Ah, Veronica. You’re the sassiest, most self-confident female protagonist I’ve ever come across in a Victorian setting, and I loved every minute of your snark. This was indeed A Curious Beginning to your story. I’m already excited to visit with you again in the future, and to see what further adventures you stumble your way into further along in the series.
“I abhorred weakness of any kind but most particularly in my tea.”
Veronica Speedwell is a woman far ahead of her time. An orphan raised by two spinsters who took her in as a foundling, Veronica grew up with shallow roots. Her “aunts” were constantly moving from place to place, and Veronica learned to be her own companion and to ignore the social dictates of the time that so governed women. The so called feminine arts of music and embroidery and the like held no appeal for her. Instead, Veronica became a lady scientist in an age when such a choice was unheard of, and she did it with panache. Veronica is a lepidopterist, or a scientist who studies butterflies. (How many of you knew the meaning of that word, or had ever even seen it? It was totally new to me.) When Veronica finds herself on the run from people who want to take her for reasons completely unknown to her, she finds herself reluctantly teamed with Stoker, a mysterious taxidermist who wants nothing to do with her. But a murder soon has them having to join forces, even resorting to joining a traveling circus for a time to hide from those who wished them harm. They must solve the murder and figure out why Veronica is being hunted, or they might never be free.
“I am quite determined to be mistress of my own fate, Mrs. Clutterthorpe, but I do sympathize with how strange it must sound to you. It is not your fault that you are entirely devoid of imagination. I blame your education.”
My favorite element of this novel is the voice in which it is told. Veronica is, as mentioned earlier, incredibly snarky, and that comes across on every single page of this book. I found her voice and self-reliance and total faith in herself so refreshing. While Stoker was a great secondary character, Veronica was most definitely the star of the show. Remember when I said she was a woman ahead of her time? That is most apparent in her views towards sex, which were remarkably progressive for a female during the reign of Queen Victoria. She just doesn’t see the world at all as others of her period do. Veronica has no desire for a husband and a household to run and children to raise; she just wants to travel wherever adventure takes her, and hopefully collect rare butterflies along the way to sell to the highest bidder.
“Mrs. Clutterthorpe, I can hardly think of any fate worse than becoming the mother of six. Unless perhaps it were plague, and even then I am persuaded a few disfiguring buboes and possible death would be preferable to motherhood.”

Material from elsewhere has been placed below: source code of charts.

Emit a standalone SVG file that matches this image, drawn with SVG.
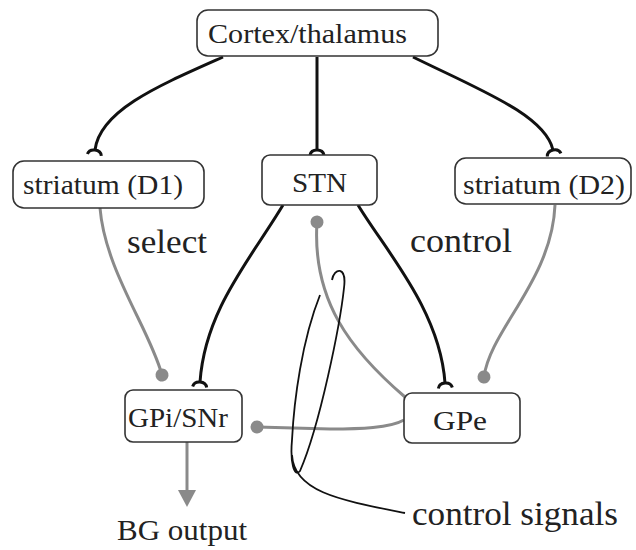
<svg xmlns="http://www.w3.org/2000/svg" width="636" height="550" viewBox="0 0 636 550">
<style>
.box{fill:#fff;stroke:#333;stroke-width:1.6}
text{font-family:'Liberation Serif','DejaVu Serif','Times New Roman',Times,serif}
.lbl{font-size:27px;fill:#222}
.big{font-size:33px;fill:#222}
.blk{fill:none;stroke:#111;stroke-width:3}
.gry{fill:none;stroke:#8a8a8a;stroke-width:3}
.thin{fill:none;stroke:#111;stroke-width:1.8}
</style>
<defs>
<marker id="tee" markerUnits="userSpaceOnUse" markerWidth="20" markerHeight="20" viewBox="-10 -10 20 20" refX="0" refY="0" orient="auto">
<path d="M5,-7 Q0,-6 0,0 Q0,6 5,7" fill="none" stroke="#111" stroke-width="3"/>
</marker>
<marker id="dot" markerUnits="userSpaceOnUse" markerWidth="16" markerHeight="16" viewBox="-8 -8 16 16" refX="0" refY="0" orient="auto">
<circle cx="0" cy="0" r="6.5" fill="#8a8a8a"/>
</marker>
<marker id="arr" markerUnits="userSpaceOnUse" markerWidth="24" markerHeight="24" viewBox="-2 -12 24 24" refX="0" refY="0" orient="auto">
<path d="M0,-9 L17,0 L0,9 Z" fill="#8a8a8a"/>
</marker>
</defs>
<g id="connectors">
<path class="blk" d="M223,57 C160,85 100,110 95,150" marker-end="url(#tee)"/>
<path class="blk" d="M317,57 L317,150" marker-end="url(#tee)"/>
<path class="blk" d="M413,57 C480,90 545,115 553,150" marker-end="url(#tee)"/>
<path class="blk" d="M283,205 C250,260 205,310 200,382" marker-end="url(#tee)"/>
<path class="blk" d="M358,205 C385,250 440,310 445,383" marker-end="url(#tee)"/>
<path class="gry" d="M100,208 C105,270 150,330 162,375" marker-end="url(#dot)"/>
<path class="gry" d="M555,205 C552,280 490,330 484,377" marker-end="url(#dot)"/>
<path class="gry" d="M405,397 C350,350 312,300 317,222" marker-end="url(#dot)"/>
<path class="gry" d="M404,420 C390,428 360,429 330,429 L257,427" marker-end="url(#dot)"/>
<path class="gry" d="M187,442 L187,490" marker-end="url(#arr)"/>
<path class="thin" d="M332,280 C334,268 347,265 344,288 C340,325 320,425 300,471 C294,478 290,462 292,440 C294,400 302,340 320,295 M292,455 C294,492 340,500 405,513"/>
</g>
<g id="cortex"><rect class="box" x="197" y="10" width="241" height="46" rx="11"/><text class="lbl" x="208" y="43" textLength="199" lengthAdjust="spacingAndGlyphs">Cortex/thalamus</text></g>
<g id="striatumD1"><rect class="box" x="13" y="161" width="191" height="47" rx="11"/><text class="lbl" x="23" y="194" textLength="160" lengthAdjust="spacingAndGlyphs">striatum (D1)</text></g>
<g id="stn"><rect class="box" x="262" y="155" width="115" height="50" rx="8"/><text class="lbl" x="292" y="192" textLength="55" lengthAdjust="spacingAndGlyphs">STN</text></g>
<g id="striatumD2"><rect class="box" x="455" y="158" width="176" height="46" rx="11"/><text class="lbl" x="463" y="194" textLength="162" lengthAdjust="spacingAndGlyphs">striatum (D2)</text></g>
<g id="gpi"><rect class="box" x="125" y="390" width="117" height="52" rx="8"/><text class="lbl" x="128" y="427" textLength="100" lengthAdjust="spacingAndGlyphs">GPi/SNr</text></g>
<g id="gpe"><rect class="box" x="404" y="393" width="116" height="50" rx="8"/><text class="lbl" x="433" y="430" textLength="54" lengthAdjust="spacingAndGlyphs">GPe</text></g>
<g id="labels">
<text class="big" x="127" y="253" textLength="80" lengthAdjust="spacingAndGlyphs">select</text>
<text class="big" x="410" y="252" textLength="102" lengthAdjust="spacingAndGlyphs">control</text>
<text class="big" x="412" y="525" textLength="206" lengthAdjust="spacingAndGlyphs">control signals</text>
<text class="big" x="117" y="540" style="font-size:30px" textLength="130" lengthAdjust="spacingAndGlyphs">BG output</text>
</g>
</svg>
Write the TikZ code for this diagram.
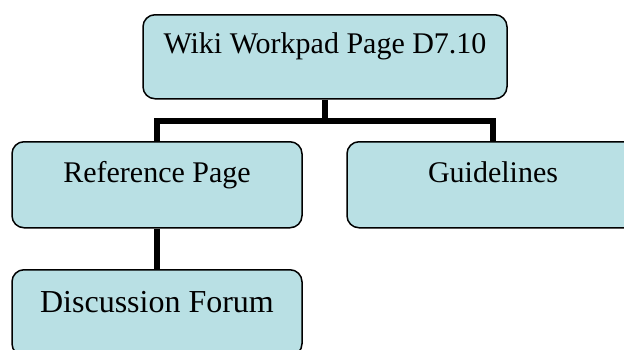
\documentclass[tikz,border=0pt]{standalone}
\usepackage{fontspec}
\setmainfont{Liberation Serif}
\usepackage{tikz}
\usetikzlibrary{positioning}
\definecolor{boxfill}{RGB}{185,224,228}
\tikzset{
  page/.style={draw=black, line width=1.5pt, fill=boxfill, rounded corners=12pt,
    minimum width=#1, inner xsep=0pt, inner ysep=0pt, anchor=north,
    text height=41pt, text depth=45pt, font=\fontsize{30}{36}\selectfont},
  link/.style={draw=black, line width=6pt}
}
\begin{document}
\begin{tikzpicture}[x=1pt,y=1pt]
        \clip (0,0) rectangle (624,-349);
        \node[page=364pt, text height=39pt] (wiki) at (325,-14) {Wiki Workpad Page D7.10};
        \node[page=290pt] (ref) at (157,-141) {Reference Page};
        \node[page=292pt] (guide) at (493,-141) {Guidelines};
        \node[page=290pt, text height=43pt, text depth=43pt, font=\fontsize{32}{38}\selectfont] (disc) at (157,-269) {Discussion Forum};
        \coordinate (split) at (325,-121);
        \draw[link] (wiki.south) -- (split) -| (ref.north);
        \draw[link] (split) -| (guide.north);
        \draw[link] (ref.south) -- (disc.north);
    \end{tikzpicture}
\end{document}
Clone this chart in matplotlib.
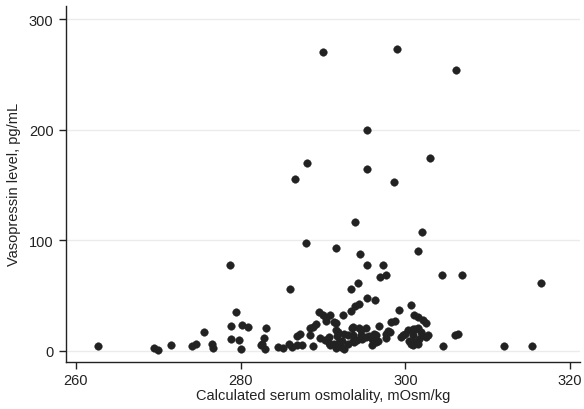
import numpy as np
import matplotlib
matplotlib.use("Agg")
from matplotlib import pyplot as plt

plt.rcParams['font.family'] = ['Liberation Sans', 'DejaVu Sans']

# serum osmolality (mOsm/kg) and vasopressin (pg/mL)
osm = [
    290.0, 299.0, 306.1, 295.3, 288.1, 295.4, 303.0, 286.6, 298.6, 293.9,
    302.0, 288.0, 291.6, 294.5, 301.5, 295.4, 297.3, 278.7, 297.7, 296.9,
    304.4, 306.9, 294.2, 293.4, 286.0, 316.5,
    295.3, 296.3, 294.4, 293.9, 300.7, 299.2, 293.4, 279.4, 289.5, 292.4,
    290.8, 290.0, 290.4, 301.0, 301.6, 302.1, 302.5, 291.3, 291.6, 290.4,
    298.3, 298.7, 289.2, 288.8, 278.8, 280.2, 280.9, 283.1, 296.8,
    262.7, 269.5, 270.0, 271.5, 274.1, 274.6, 275.6, 276.5, 276.7,
    278.8, 279.8, 280.1, 282.9, 282.6, 282.5, 283.0, 284.5, 285.1, 285.9,
    286.3, 286.8, 287.4, 286.9, 287.2, 288.4, 288.8, 288.4, 289.6, 290.2,
    290.7, 290.7, 290.8, 291.3, 291.6, 292.2, 292.6, 292.0, 291.8, 291.6,
    292.5, 293.0, 291.7, 292.3, 293.6, 294.4, 293.5, 295.2, 294.6, 293.8,
    293.0, 293.6, 293.7, 294.1, 294.6, 295.2, 294.7, 296.2, 296.0, 296.4,
    295.9, 295.6, 296.4, 296.7, 297.6, 297.9, 298.1, 297.7, 299.5, 299.7,
    300.0, 300.3, 300.9, 301.5, 301.2, 301.9, 300.9, 300.5, 301.1, 301.7,
    302.5, 302.0, 302.7, 300.7, 300.9, 301.5, 304.6, 306.0, 306.4, 312.0,
    315.4,
]
avp = [
    270.5, 273.5, 254.3, 200.0, 170.0, 164.4, 174.4, 155.0, 153.0, 116.5,
    107.4, 97.7, 92.6, 87.8, 90.0, 77.8, 77.8, 78.0, 69.0, 66.5,
    69.0, 68.3, 61.2, 55.8, 55.8, 61.0,
    48.0, 46.4, 42.5, 40.5, 41.0, 37.2, 36.0, 35.0, 35.5, 32.8,
    32.6, 32.5, 30.0, 32.5, 30.4, 28.0, 25.5, 26.5, 25.0, 27.4,
    26.5, 27.4, 24.2, 21.4, 22.7, 23.2, 21.4, 20.8, 22.2,
    4.2, 2.7, 0.9, 5.1, 3.9, 6.3, 16.9, 6.5, 2.2,
    10.6, 10.0, 2.0, 11.2, 6.3, 5.0, 2.0, 3.0, 2.4, 6.0,
    3.5, 5.4, 5.4, 13.3, 15.4, 13.9, 4.2, 20.5, 11.5, 10.0,
    12.4, 7.0, 4.8, 6.3, 2.4, 3.3, 1.8, 7.8, 16.9, 18.4,
    15.4, 13.9, 13.3, 9.3, 21.4, 20.5, 20.5, 20.5, 13.9, 7.8,
    6.3, 14.5, 9.3, 10.2, 18.4, 12.9, 10.9, 15.4, 10.9, 8.4,
    4.8, 13.3, 13.9, 9.3, 15.4, 17.5, 17.0, 11.5, 12.4, 13.9,
    15.4, 18.4, 19.9, 20.5, 20.1, 16.9, 14.5, 9.3, 7.8, 10.9,
    12.4, 14.5, 14.5, 6.3, 4.8, 6.0, 4.5, 13.9, 14.8, 3.9,
    3.9,
]

xticks = [260, 280, 300, 320]
yticks = [0, 100, 200, 300]

fig = plt.figure(figsize=(5.84, 4.10), dpi=100)
ax = fig.add_axes([0.113, 0.115, 0.880, 0.868])

ax.scatter(osm, avp, s=30, color="#222222", edgecolors="#222222", linewidths=0.3, zorder=3)

ax.set_xlim(258.8, 321.2)
ax.set_ylim(-10, 312)
ax.set_xticks(xticks)
ax.set_yticks(yticks)
ax.yaxis.grid(True, color="#ebebeb", linewidth=1.0, zorder=0)
ax.set_axisbelow(True)

for s in ["top", "right"]:
    ax.spines[s].set_visible(False)
for s in ["left", "bottom"]:
    ax.spines[s].set_linewidth(1.0)
    ax.spines[s].set_color("#222222")

ax.tick_params(axis="both", direction="out", length=5, width=1.0, labelsize=10.5,
               color="#222222", labelcolor="#222222")
ax.tick_params(axis="x", pad=3)
ax.tick_params(axis="y", pad=4)
ax.set_xlabel("Calculated serum osmolality, mOsm/kg", fontsize=10.5, color="#222222", labelpad=1)
ax.set_ylabel("Vasopressin level, pg/mL", fontsize=10.5, color="#222222", labelpad=6)

fig.savefig("out.png", dpi=100, facecolor="white")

I learned while reading this book. The lexicon employed by Raybourn is immense, and I added at least a dozen new words to my vocabulary. I’m also not a science person, but found the portrayal of science in A Curious Beginning thought-provoking without ever becoming too heavy to be enjoyable. Veronica is most assuredly not a dilettante, or one who merely dabbles in the sciences instead of becoming a true scientist. (See what I mean about the vocabulary?) She is a woman of science through and through, and can stand toe to toe with any male scientist on equal footing, without feeling like she is outclassed.
“I have faith that men can be as reasonable and logical as women if they but try.”
The mystery element of A Curious Beginning was fun and fairly fast-paced, and didn’t feel like a rehash of every historical fiction novel set in Victoria England, of which there are countless. A Curious Beginning felt fresh and engaging and I was never once bored by the plot. There were times when I rolled my eyes over plot points or decisions characters made or elements of the blossoming romance, but I was always entertained.
“One cannot innovate new improvements without understanding old failures.”
Historical fiction isn’t generally my thing, but I’m very glad I made an exception for A Curious Beginning. Veronica Speedwell is an absolutely wonderful character, who I will assuredly be revisiting from time to time. This book was a perfect cozy, sweet read for someone who needs some tart humor to counteract the sweet. If you’re a historical fiction fan and have yet to read this series, I highly recommend it.